Do you careth not, when we perish?
Our appetite, as a country, to major in the minors and vice versa is becoming unacceptably loud. We are now lost sheep, whose leader is struggling in the open to rescue us.
Besides the illegal mining, which has torn this country with concomitant effects being visited on us with no solution in hand, one issue which is of grave worry to me, but which is almost treated with disdain, is the murder on our rivers.
One of the country's means of transportation is the water bodies.
Yet, seemingly, that sector is neglected, while greater attention is paid on the roads with organisations bombarding the populace mainly with the number of accidents recorded in a year.
But the water transport, which records startling statistic on daily, weekly and monthly basis is left for the assembly members, DCEs and in rare cases regional ministers.

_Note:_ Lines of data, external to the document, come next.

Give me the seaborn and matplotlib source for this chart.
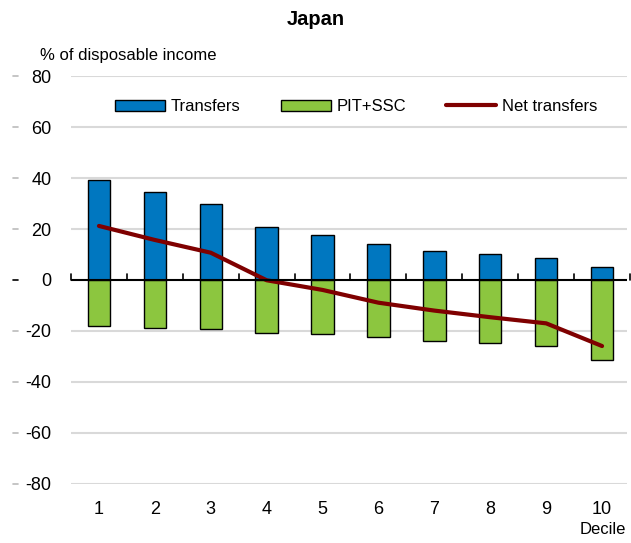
import matplotlib
matplotlib.use("Agg")
import matplotlib.pyplot as plt
import matplotlib.patches as mpatches
import matplotlib.lines as mlines
import seaborn as sns
import pandas as pd

deciles = ["1", "2", "3", "4", "5", "6", "7", "8", "9", "10"]
transfers = [39.2, 34.5, 29.8, 20.7, 17.6, 14.0, 11.5, 10.2, 8.5, 5.1]
pit_ssc = [-17.9, -18.8, -19.1, -20.7, -21.2, -22.5, -23.8, -24.8, -25.8, -31.4]
net_transfers = [21.2, 15.7, 10.7, -0.1, -3.9, -8.9, -12.0, -14.6, -17.0, -25.9]

blue = "#0077C0"
green = "#8CC63F"
red = "#7F0000"

sns.set_style("white")
plt.rcParams["font.family"] = ["Liberation Sans", "DejaVu Sans"]
plt.rcParams["axes.unicode_minus"] = False
plt.rcParams["text.color"] = "black"

df = pd.DataFrame({
    "Decile": deciles * 2,
    "value": transfers + pit_ssc,
    "series": ["Transfers"] * 10 + ["PIT+SSC"] * 10,
})

fig = plt.figure(figsize=(6.31, 5.43), dpi=100)
ax = fig.add_axes([0.1125, 0.1087, 0.8815, 0.7513])

sns.barplot(data=df, x="Decile", y="value", hue="series", dodge=False,
            palette={"Transfers": blue, "PIT+SSC": green}, width=0.4, saturation=1,
            edgecolor="black", linewidth=1.0, ax=ax, legend=False, zorder=3)

sns.lineplot(x=list(range(10)), y=net_transfers, color=red, linewidth=3,
             ax=ax, zorder=4)

ax.set_ylim(-80, 80)
ax.set_xlim(-0.5, 9.45)
ax.set_yticks(range(-80, 81, 20))
for y in range(-80, 81, 20):
    if y != 0:
        ax.axhline(y, color="#D9D9D9", linewidth=1.5, zorder=0)
ax.axhline(0, color="black", linewidth=1.5, zorder=5)
# small upward ticks on the zero line between categories
for xb in [i - 0.5 for i in range(11)]:
    ax.plot([xb, xb], [0, 2.2], color="black", linewidth=1.2, zorder=5, clip_on=False)

for s in ax.spines.values():
    s.set_visible(False)
ax.tick_params(axis="both", length=0, labelsize=13, colors="black")
ax.tick_params(axis="y", pad=14)
ax.tick_params(axis="x", pad=12)
ax.set_xlabel("")
ax.set_ylabel("")

# gray dashes left of y tick labels
for y in range(-80, 81, 20):
    ax.plot([-0.104, -0.095], [y, y], transform=ax.get_yaxis_transform(),
            color="#BBBBBB" if y != 0 else "black", linewidth=1.2, clip_on=False)

fig.text(0.5, 0.965, "Japan", ha="center", va="center", fontsize=14.5, fontweight="bold")
fig.text(0.063, 0.897, "% of disposable income", ha="left", va="center", fontsize=12)
fig.text(0.955, 0.025, "Decile", ha="center", va="center", fontsize=12)

handles = [
    mpatches.Patch(facecolor=blue, edgecolor="black", label="Transfers"),
    mpatches.Patch(facecolor=green, edgecolor="black", label="PIT+SSC"),
    mlines.Line2D([], [], color=red, linewidth=3, label="Net transfers"),
]
ax.legend(handles=handles, loc="center", bbox_to_anchor=(0.513, 0.925), ncol=3,
          frameon=False, fontsize=12, handlelength=3.0, handleheight=0.65,
          columnspacing=2.4, handletextpad=0.35)

fig.savefig("out.png", dpi=100)
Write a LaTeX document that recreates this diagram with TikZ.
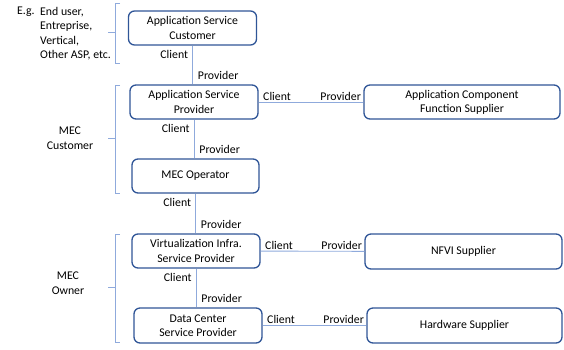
\documentclass[tikz,border=0pt]{standalone}
\usepackage{fontspec}
\setmainfont{Carlito}
\definecolor{boxblue}{HTML}{2F5597}
\definecolor{linkblue}{HTML}{8FAADC}
\tikzset{
  role/.style={draw=boxblue,line width=1.3pt,rounded corners=6pt,align=center,
    inner sep=0pt,font=\fontsize{11.8}{14.3}\selectfont},
  link/.style={draw=linkblue,line width=0.9pt},
  tag/.style={font=\fontsize{11.8}{14}\selectfont,inner sep=1pt},
  brace/.style={draw=linkblue,line width=0.9pt},
  grouplabel/.style={align=center,font=\fontsize{11.8}{15}\selectfont}
}
\begin{document}
\begin{tikzpicture}[x=1pt,y=-1pt]
    \useasboundingbox (0,0) rectangle (564,349);

    % roles, left column
    \node[role,minimum width=128,minimum height=34] (asc) at (192.5,28) {Application Service\\Customer};
    \node[role,minimum width=128,minimum height=34] (asp) at (194,102) {Application Service\\Provider};
    \node[role,minimum width=127,minimum height=34] (op) at (195.5,176) {MEC Operator};
    \node[role,minimum width=128,minimum height=34] (visp) at (196,251) {Virtualization Infra.\\Service Provider};
    \node[role,minimum width=128,minimum height=35] (dcsp) at (198,325.5) {Data Center\\Service Provider};

    % suppliers, right column
    \node[role,minimum width=196,minimum height=34] (acfs) at (462,102) {Application Component\\Function Supplier};
    \node[role,minimum width=197,minimum height=35] (nfvi) at (463.5,251.5) {NFVI Supplier};
    \node[role,minimum width=195,minimum height=35] (hws) at (464.5,325.5) {Hardware Supplier};

    % client / provider links
    \draw[link] (asc) -- (asc |- asp.north)
        node[tag,pos=0.22,left=3pt] {Client} node[tag,pos=0.78,right=4pt] {Provider};
    \draw[link] (asp) -- (asp |- op.north)
        node[tag,pos=0.22,left=3pt] {Client} node[tag,pos=0.78,right=4pt] {Provider};
    \draw[link] (op) -- (op |- visp.north)
        node[tag,pos=0.22,left=3pt] {Client} node[tag,pos=0.78,right=4pt] {Provider};
    \draw[link] (visp) -- (visp |- dcsp.north)
        node[tag,pos=0.22,left=3pt] {Client} node[tag,pos=0.78,right=4pt] {Provider};

    \draw[link] (asp) -- (acfs)
        node[tag,pos=0.03,anchor=south west] {Client} node[tag,pos=0.99,anchor=south east] {Provider};
    \draw[link] (visp) -- (nfvi)
        node[tag,pos=0.03,anchor=south west] {Client} node[tag,pos=0.99,anchor=south east] {Provider};
    \draw[link] (dcsp) -- (hws)
        node[tag,pos=0.03,anchor=south west] {Client} node[tag,pos=0.99,anchor=south east] {Provider};

    % group braces
    \draw[brace] (120,3) -- (115,3) -- (115,63) -- (120,63);
    \draw[brace] (115,32) -- (108,32);
    \draw[brace] (120,85) -- (115,85) -- (115,193) -- (120,193);
    \draw[brace] (115,138) -- (108,138);
    \draw[brace] (120,234) -- (115,234) -- (115,342) -- (120,342);
    \draw[brace] (115,287) -- (108,287);

    % group labels
    \node[tag,anchor=north west] (eg) at (16,6) {E.g.};
    \node[tag,anchor=north west,align=left,font=\fontsize{11.8}{14.5}\selectfont] (eglist) at (39,6)
        {End user,\\Entreprise,\\Vertical,\\Other ASP, etc.};
    \node[grouplabel] (cust) at (70,138) {MEC\\Customer};
    \node[grouplabel] (own) at (68,283) {MEC\\Owner};
\end{tikzpicture}
\end{document}
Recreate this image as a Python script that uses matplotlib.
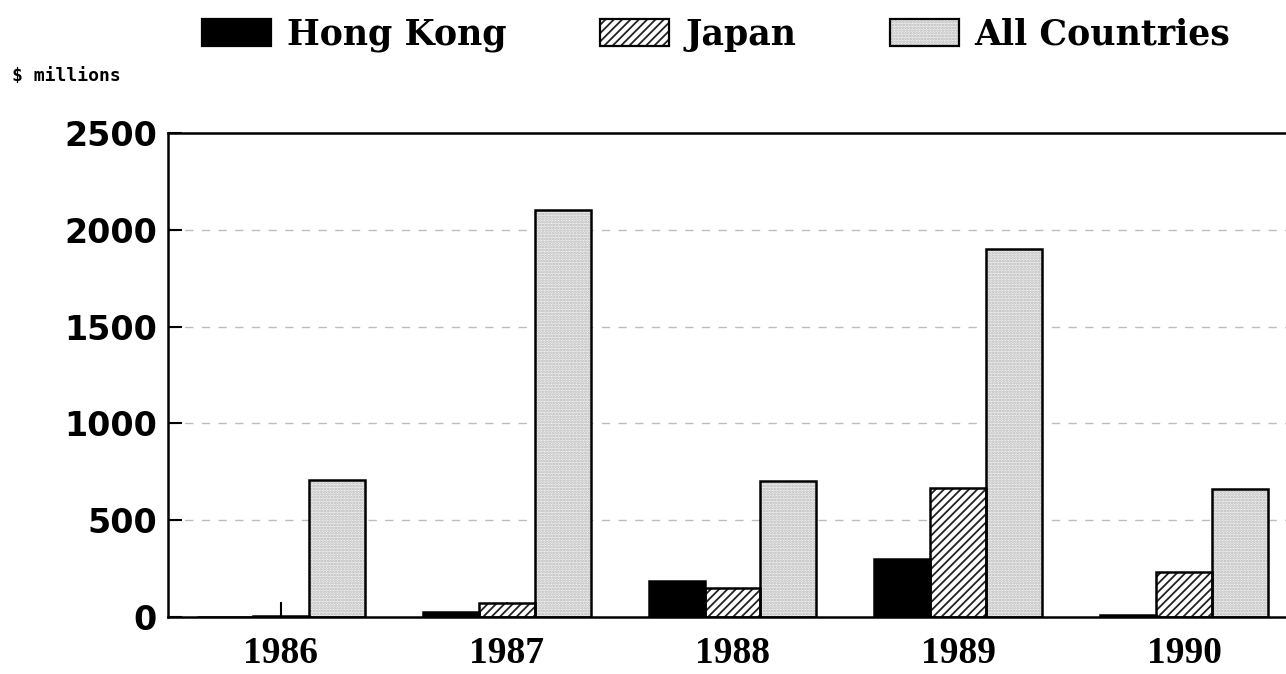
import matplotlib
matplotlib.use("Agg")
import matplotlib.pyplot as plt
from matplotlib.patches import Patch
import numpy as np

years = ["1986", "1987", "1988", "1989", "1990"]
hong_kong = [0, 25, 185, 300, 12]
japan = [4, 70, 150, 665, 230]
all_countries = [710, 2100, 700, 1900, 660]
series_names = ["Hong Kong", "Japan", "All Countries"]
y_ticks = [0, 500, 1000, 1500, 2000, 2500]

plt.rcParams["hatch.linewidth"] = 1.3

fig = plt.figure(figsize=(12.86, 6.74), dpi=100)
ax = fig.add_axes([168 / 1286, 1 - 617 / 674, 1129 / 1286, (617 - 133) / 674])

x = np.arange(len(years))
w = 0.248

styles = [
    dict(facecolor="black", hatchcolor="black", hatch=None),
    dict(facecolor="white", hatchcolor="#222222", hatch="////"),
    dict(facecolor="#f3f3f3", hatchcolor="#b4b4b4", hatch="......"),
]

for i, (vals, st) in enumerate(zip([hong_kong, japan, all_countries], styles)):
    ax.bar(x + (i - 1) * w, vals, width=w, facecolor=st["facecolor"],
           edgecolor=st["hatchcolor"], hatch=st["hatch"], linewidth=0, zorder=2)
    # outline drawn separately so hatch colour and border colour can differ
    ax.bar(x + (i - 1) * w, vals, width=w, facecolor="none",
           edgecolor="black", linewidth=1.8, zorder=3)

ax.set_xlim(-0.5, 4.5)
ax.set_ylim(0, 2500)
ax.set_yticks(y_ticks)
ax.set_yticklabels([str(v) for v in y_ticks], fontsize=24, fontweight="bold",
                   family="DejaVu Sans")
ax.set_xticks(x)
ax.set_xticklabels(years, fontsize=27, fontweight="bold", family="Liberation Serif")

ax.tick_params(axis="y", direction="in", length=10, width=1.5, pad=8)
ax.tick_params(axis="x", direction="in", length=11, width=1.5, pad=14)

for v in y_ticks[1:-1]:
    ax.axhline(v, color="#bdbdbd", linewidth=1.0, linestyle=(0, (6, 6)), zorder=1)

for side in ["left", "bottom", "top", "right"]:
    ax.spines[side].set_linewidth(1.8)
    ax.spines[side].set_color("black")

fig.text(12 / 1286, 1 - 76 / 674, "$ millions", fontsize=13, fontweight="bold",
         family="DejaVu Sans Mono", va="center", ha="left")

# legend keys: a fill patch (with its own hatch colour) overlaid by a black outline
handles = []
for st in styles:
    fill = Patch(facecolor=st["facecolor"], edgecolor=st["hatchcolor"],
                 hatch=st["hatch"], linewidth=0)
    outline = Patch(facecolor="none", edgecolor="black", linewidth=1.6)
    handles.append((fill, outline))
fig.legend(handles, series_names, ncol=3, loc="center", frameon=False,
           bbox_to_anchor=(716 / 1286, 1 - 35 / 674),
           prop=dict(family="DejaVu Serif", weight="bold", size=25),
           handlelength=2.0, handleheight=0.8, handletextpad=0.45,
           columnspacing=2.7)

fig.savefig("out.png", dpi=100)
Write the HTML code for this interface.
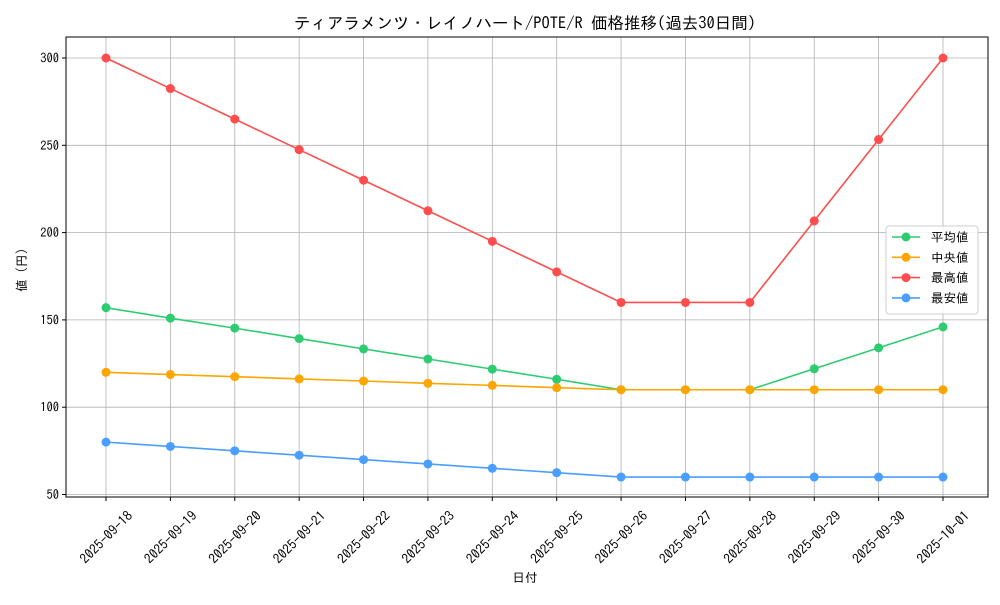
<!DOCTYPE html>
<html><head><meta charset="utf-8"><style>
body{margin:0;background:#fff}
svg text{font-family:"IPAGothic","Liberation Sans","Noto Sans CJK JP",sans-serif;fill:#000}
</style></head><body>
<svg id="c" width="1000" height="600" xmlns="http://www.w3.org/2000/svg">
<rect width="1000" height="600" fill="#fff"/>
<text x="525" y="29" font-size="16.5" text-anchor="middle">ティアラメンツ・レイノハート/POTE/R 価格推移(過去30日間)</text>
<text x="525" y="582" font-size="12.5" text-anchor="middle">日付</text>
<text x="0" y="0" font-size="12.5" text-anchor="middle" transform="translate(26,270) rotate(-90)">値 (円)</text>
<g id="grid"></g><g id="series"></g><g id="axes"></g>
</svg>
<script>
const categories=["2025-09-18","2025-09-19","2025-09-20","2025-09-21","2025-09-22","2025-09-23","2025-09-24","2025-09-25","2025-09-26","2025-09-27","2025-09-28","2025-09-29","2025-09-30","2025-10-01"];
const avgValues=[157,151,145.3,139.3,133.4,127.6,121.8,116,110,110,110,122,134,146];
const medianValues=[120,118.7,117.5,116.2,115,113.7,112.5,111.2,110,110,110,110,110,110];
const maxValues=[300,282.5,265,247.5,230,212.5,195,177.5,160,160,160,206.7,253.3,300];
const minValues=[80,77.5,75,72.5,70,67.5,65,62.5,60,60,60,60,60,60];
const yTicks=[50,100,150,200,250,300];
const seriesNames=["平均値","中央値","最高値","最安値"];

const L=66,R=988,T=37,B=497;
const NS="http://www.w3.org/2000/svg";
function x(i){return 106+i*(943-106)/(categories.length-1);}
function y(v){return 58+(300-v)*(494.5-58)/250;}
function mk(tag,attrs,parent){const e=document.createElementNS(NS,tag);for(const k in attrs)e.setAttribute(k,attrs[k]);parent.appendChild(e);return e;}
const grid=document.getElementById('grid'),ser=document.getElementById('series'),ax=document.getElementById('axes');
categories.forEach((c,i)=>{
  const g=mk('line',{x1:x(i),x2:x(i),y1:T,y2:B,stroke:'#b0b0b0','stroke-width':0.8},grid);
  
  
  const t=mk('line',{x1:x(i),x2:x(i),y1:B,y2:B+4,stroke:'#000'},ax);
  
  
  const lb=mk('text',{'font-size':13.5,'text-anchor':'middle',y:5,transform:`translate(${x(i)},${B+40}) rotate(-45)`},ax);
  lb.textContent=c;
  
  
});
yTicks.forEach(v=>{
  const g=mk('line',{x1:L,x2:R,y1:y(v),y2:y(v),stroke:'#b0b0b0','stroke-width':0.8},grid);
  
  
  const t=mk('line',{x1:L-4,x2:L,y1:y(v),y2:y(v),stroke:'#000'},ax);
  
  
  const lb=mk('text',{x:L-7,y:y(v)+4.5,'font-size':12.5,'text-anchor':'end'},ax);
  lb.textContent=v;
  
  
});
const fr=mk('rect',{x:L,y:T,width:R-L,height:B-T,fill:'none',stroke:'#000','stroke-width':1},ax);


const allSeries=[[avgValues,'#2ecc71','avg'],[medianValues,'#ffa500','median'],[maxValues,'#ff4d4d','max'],[minValues,'#4a9eff','min']];
allSeries.forEach(([vals,col,nm])=>{
  const p=mk('polyline',{points:vals.map((v,i)=>x(i)+','+y(v)).join(' '),fill:'none',stroke:col,'stroke-width':1.6},ser);
  
  
  vals.forEach((v,i)=>{
    const c=mk('circle',{cx:x(i),cy:y(v),r:4.5,fill:col},ser);
    
    
  });
});
const lg=mk('g',{},ax);


mk('rect',{x:886,y:226,width:92,height:88,rx:3,fill:'#fff','fill-opacity':0.85,stroke:'#ccc'},lg);
allSeries.forEach(([v,col,nm],k)=>{
  const yy=237+k*20.3;
  const e=mk('g',{},lg);
  
  
  mk('line',{x1:892,x2:920,y1:yy,y2:yy,stroke:col,'stroke-width':1.6},e);
  mk('circle',{cx:906,cy:yy,r:4.5,fill:col},e);
  const t=mk('text',{x:931,y:yy+4.5,'font-size':12.5},e);
  t.textContent=seriesNames[k];
});
</script>
</body></html>
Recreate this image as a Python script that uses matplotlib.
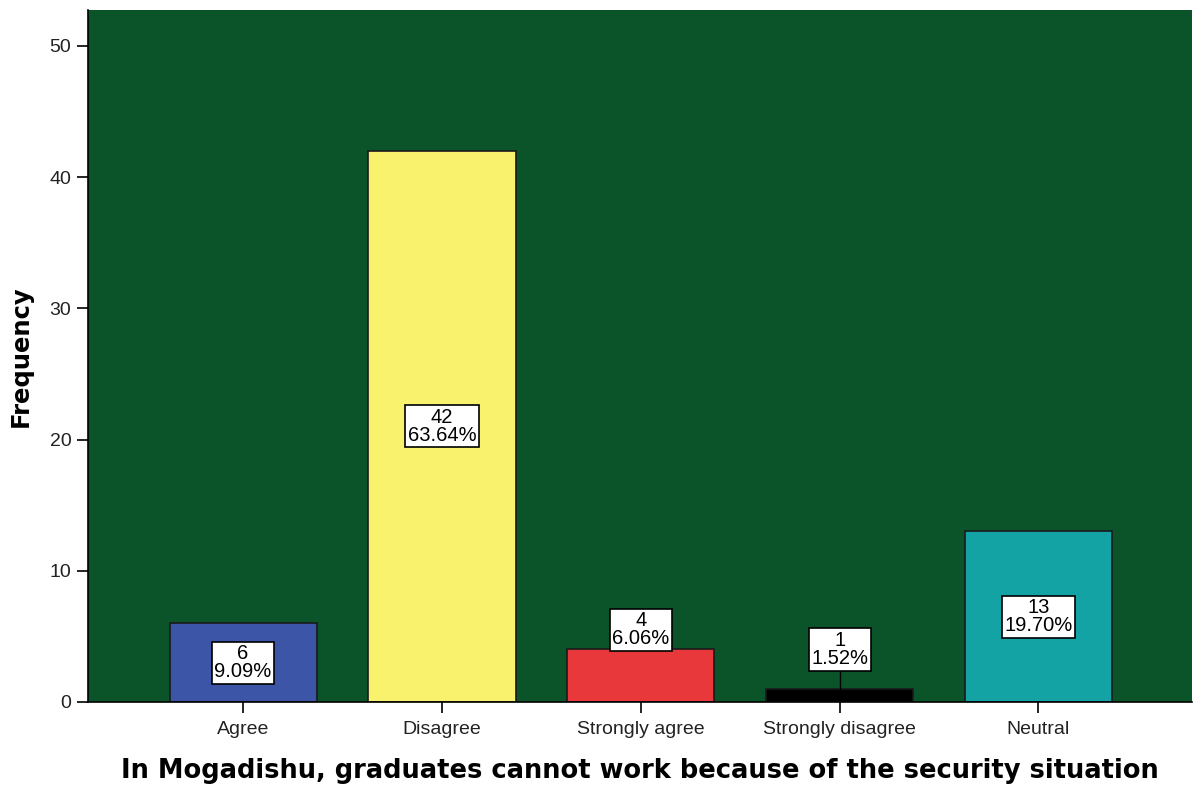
import numpy as np
import matplotlib.pyplot as plt

## frequency table
categories = ['Agree', 'Disagree', 'Strongly agree', 'Strongly disagree', 'Neutral']
counts = [6, 42, 4, 1, 13]
percents = ['9.09%', '63.64%', '6.06%', '1.52%', '19.70%']
bar_colors = ['#3d55a6', '#f8f26c', '#e8383b', '#000000', '#14a3a4']
## where each count box sits (small bars push the box above the bar)
label_y = [3.0, 21.0, 5.5, 4.0, 6.5]

plt.rcParams['font.family'] = ['Liberation Sans', 'DejaVu Sans']

fig = plt.figure(figsize=(11.94, 7.93), dpi=100)
ax = fig.add_axes([0.0737, 0.1148, 0.9243, 0.8726])
ax.set_facecolor('#0b542a')

x = np.arange(len(categories))
ax.bar(x, counts, width=0.74, color=bar_colors, edgecolor='#1a1a1a',
       linewidth=1.2, zorder=2)

for xi, c, p, ly, h in zip(x, counts, percents, label_y, counts):
    if ly > h:
        ax.plot([xi, xi], [h, ly], color='black', lw=1, zorder=3)
    ax.text(xi, ly, f'{c}\n{p}', ha='center', va='center', fontsize=14.5,
            linespacing=0.95, zorder=4,
            bbox=dict(boxstyle='square,pad=0.12', fc='white', ec='black', lw=1.2))

ax.set_xlim(-0.78, 4.77)
ax.set_ylim(0, 52.74)
ax.set_yticks([0, 10, 20, 30, 40, 50])
ax.set_xticks(x)
ax.set_xticklabels(categories)
ax.tick_params(axis='both', labelsize=14, length=8, width=1.2,
               colors='black', labelcolor='#222222', pad=4)
ax.tick_params(axis='x', pad=6)

for side in ['top', 'right']:
    ax.spines[side].set_visible(False)
for side in ['left', 'bottom']:
    ax.spines[side].set_linewidth(1.2)

ax.set_ylabel('Frequency', fontsize=17.5, fontweight='bold',
              family=['DejaVu Sans'], labelpad=12)
ax.set_xlabel('In Mogadishu, graduates cannot work because of the security situation',
              fontsize=18.5, fontweight='bold', family=['DejaVu Sans'], labelpad=14)

fig.savefig('out.png', dpi=100)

About 20 schoolchildren in the island communities, whose only crime, was to seek for knowledge had perished.
These children, who live in these fishing and farming communities risk their lives on the lakes daily because their communities are without schools.
The parents of these children, who want education for them, always make the attempt to let them acquire one by being “accomplices” in this “crime”.
Then in what has been the norm, the lives of these children are ended abruptly. When life is snapped out of these knowledge-seeking children, the assemblyman would mobilise the community members to look for their bodies, then some rites are performed.
The media would come up with screaming headlines such as '10 perish in canoe accident, “12 pupils drown in River Pra' etc”.
During the burial of these national human resources, officialdom is invited to give speeches and make mouthwatering promises, including the commitment to build ultra-modern or state-of-the-art educational facilities for the affected communities.
On so many occasions they recite the role of education as very crucial in the nation's socio-economic development. Then they run to base and end of story.
A country which is mindful of the significance of its human resource must not toy with these children.
Chalking up these gains must not be a walk in the park, it must be deliberate. I feel distraught anytime the lives of these children are taken away from them.
In most cases, one family loses as many as three children just at a snap of the finger!
In this country where prioritising what is so important first, will it be far-fetched to construct schools in those island communities to avoid these avoidable calamities? It is doable!
Just as we are at it, only last Thursday nine schoolchildren were reported to have drowned at Faanaa, an island community near Bortianor in the Ga South Municipality after the canoe transporting them from school capsised in a canal last Wednesday afternoon.
Read also: 12-year-old was paddling canoe that drowned 9 schoolchildren at Bortianor
The reports have it that of the bodies of the children aged between one-and-half and 12 years were recovered at about 6 p.m. that same day of the incident, while the last one, a female named only as Victoria, was retrieved last Thursday at about 11:30 a.m.
The deceased - three males and six females - were part of a group of 12 children who were on board the canoe when it capsised.
However, the remaining three, including the paddler of the canoe, survived the disaster.
The children, who lived with their parents and guardians at Faanaa near Bortianor in Ga South, are pupils of a private school at Wiaboman behind Pambros Salt Industries in the Weija-Gbawe Municipality.
The children were crossing a canal which separates Faanaa from Wiaboman after school when the incident occurred.
As usual there was the presence of an array of officialdom; the Weija-Gbawe Municipal Chief Executive, Patrick Kumor; the Member of Parliament (MP) for Weija-Gbawe, Tina Mensah; the Ga South Municipal Chief Executive, Joseph Yarni Stephen; the Weija police commander, Freeman Kumashie, and NADMO officials who had also gone to the scene of the disaster and visited the affected families to commiserate with them.
A committee will soon be inaugurated to investigate the incident but I bet you, no concrete solution will come out of what is considered as talk show.
The next meeting will be, God forbid, when another incident occur.
Do you careth not, when we perish? I ask with a shaky voice.